The 30 Seconds Yothu Yindi Were On The Screen
What could have been at least a tiny diverse jewel in a giant colonial crown – footage of Yothu Yindi playing ‘Treaty’ at the Commonwealth Games closing ceremony — was ruined by the panel repeatedly calling it “THE Treaty”. They had one job, etc.
Man Caves
A lot of airtime one episode was devoted to “Australia’s best man cave,” a grossly extravagant penis extension that some dude built in and is now selling. It has a pool, arcade games, beer on tap and a virtual golf course, and sometimes the dude lets his wife and her friends hang there.
You: “What?!”
Me: “I know! Zany right?”
That’s it. That’s literally the whole story.
Many Minutes Spent Trying To Decide If I’d Give Kochie A Go
A Hipster Festival In A Castle
There was a segment about a food festival in a castle in South Australia, during which Kochie kept blurting out “hipster” as if he was fingering a murderer in an old-timey detective show. This was because the dude running the festival had a top knot, there was a dog, and they were serving Mary’s burgers. I’m not saying he was wrong.
Drunk Shoes
One day there was a sports item about Formula One. The winner was shown drinking champagne out of a shoe, and then making his mate/runner-up/butler/who cares drink out of the same shoe.
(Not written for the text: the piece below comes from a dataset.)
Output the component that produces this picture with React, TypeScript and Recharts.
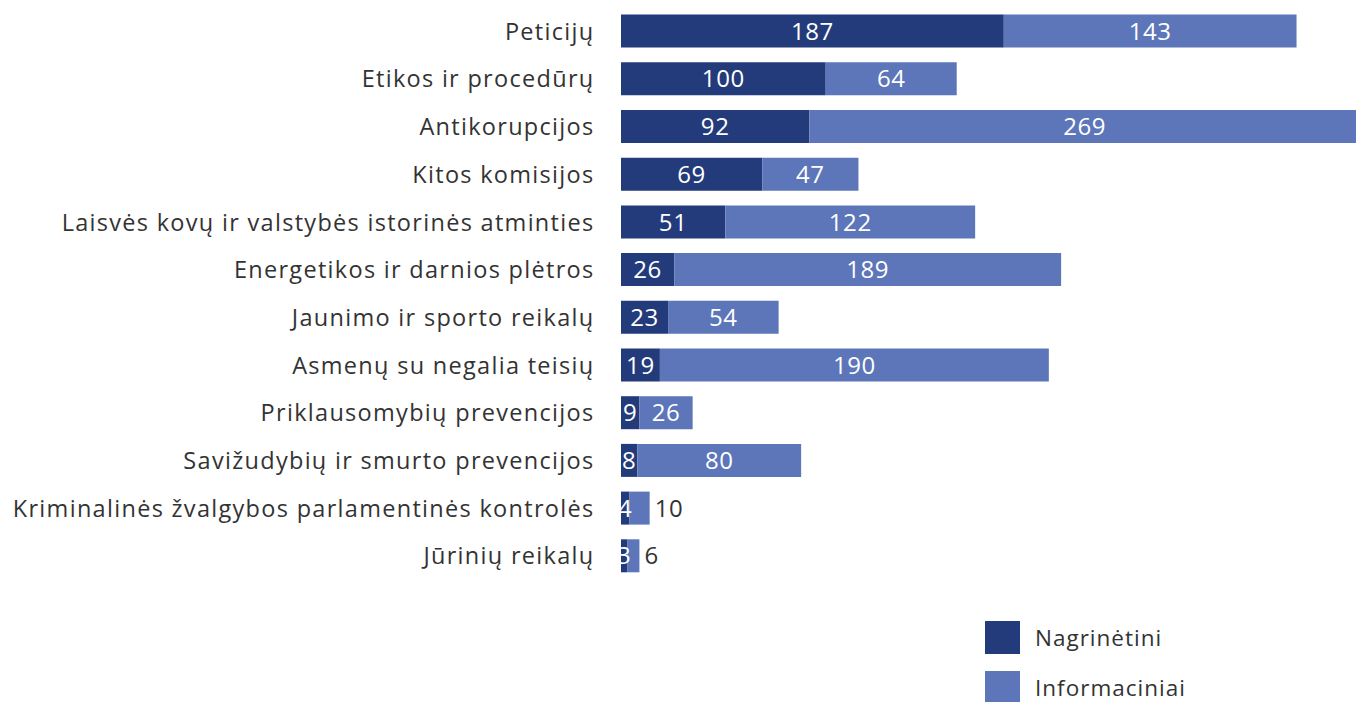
import { BarChart, Bar, XAxis, YAxis, Legend, LabelList } from "recharts";

const categories = [
  "Peticijų",
  "Etikos ir procedūrų",
  "Antikorupcijos",
  "Kitos komisijos",
  "Laisvės kovų ir valstybės istorinės atminties",
  "Energetikos ir darnios plėtros",
  "Jaunimo ir sporto reikalų",
  "Asmenų su negalia teisių",
  "Priklausomybių prevencijos",
  "Savižudybių ir smurto prevencijos",
  "Kriminalinės žvalgybos parlamentinės kontrolės",
  "Jūrinių reikalų",
];

const nagrinetini = [187, 100, 92, 69, 51, 26, 23, 19, 9, 8, 4, 3];
const informaciniai = [143, 64, 269, 47, 122, 189, 54, 190, 26, 80, 10, 6];

const data = categories.map((name, i) => ({
  name,
  nagrinetini: nagrinetini[i],
  informaciniai: informaciniai[i],
}));

const DARK = "#233b7b";
const LIGHT = "#5c76b9";
const FONT = "'Open Sans', 'Noto Sans', sans-serif";

function InsideLabel(props: any) {
  const { x, y, width, height, value } = props;
  return (
    <text
      x={x + width / 2}
      y={y + height / 2}
      dy="0.36em"
      textAnchor="middle"
      fill="#fff"
      fontSize={24}
      letterSpacing={0.6}
      fontFamily={FONT}
    >
      {value}
    </text>
  );
}

function LightLabel(props: any) {
  const { x, y, width, height, value } = props;
  const outside = width < 26;
  return (
    <text
      x={outside ? x + width + 5 : x + width / 2}
      y={y + height / 2}
      dy="0.36em"
      textAnchor={outside ? "start" : "middle"}
      fill={outside ? "#333" : "#fff"}
      fontSize={24}
      letterSpacing={0.6}
      fontFamily={FONT}
    >
      {value}
    </text>
  );
}

function renderLegend() {
  const items = [
    { label: "Nagrinėtini", color: DARK },
    { label: "Informaciniai", color: LIGHT },
  ];
  return (
    <div style={{ fontFamily: FONT }}>
      {items.map((it) => (
        <div
          key={it.label}
          style={{ display: "flex", alignItems: "center", height: 50 }}
        >
          <span
            style={{
              display: "inline-block",
              width: 35,
              height: 33,
              background: it.color,
              marginRight: 15,
            }}
          />
          <span style={{ fontSize: 22.5, color: "#333", letterSpacing: 1 }}>
            {it.label}
          </span>
        </div>
      ))}
    </div>
  );
}

export default function App() {
  return (
    <div
      style={{
        position: "absolute",
        left: 0,
        top: 0,
        width: 1356,
        height: 702,
        overflow: "hidden",
        background: "#fff",
      }}
    >
      <BarChart
        layout="vertical"
        width={1360}
        height={702}
        data={data}
        margin={{ top: 7.6, right: 0, left: 0, bottom: 122 }}
      >
        <XAxis type="number" hide domain={[0, 361]} />
        <YAxis
          type="category"
          dataKey="name"
          width={621}
          tickLine={false}
          axisLine={false}
          tickMargin={20.5}
          interval={0}
          tick={{
            fill: "#333",
            fontSize: 23.5,
            fontFamily: FONT,
            letterSpacing: 1.3,
          }}
        />
        <Legend
          layout="vertical"
          align="center"
          verticalAlign="middle"
          content={renderLegend}
          wrapperStyle={{ left: 985, top: 612, width: 300 }}
        />
        <Bar
          dataKey="nagrinetini"
          name="Nagrinėtini"
          stackId="a"
          fill={DARK}
          barSize={33}
          isAnimationActive={false}
        >
          <LabelList dataKey="nagrinetini" content={InsideLabel} />
        </Bar>
        <Bar
          dataKey="informaciniai"
          name="Informaciniai"
          stackId="a"
          fill={LIGHT}
          barSize={33}
          isAnimationActive={false}
        >
          <LabelList dataKey="informaciniai" content={LightLabel} />
        </Bar>
      </BarChart>
    </div>
  );
}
Sam, Kochie and the generic white people on either side of them were AGHAST. Then Sam said she’d drink out of her own shoe but not someone else’s, and everybody seemed to buy this as an acceptable thing for a human to say. (Sidebar: how hard is it to hire even one presenter who didn’t attend a Sydney Uni residential college?)
The Verdict
Sunrise is white-washed lifestyle porn for basic boomers. Do not watch this show.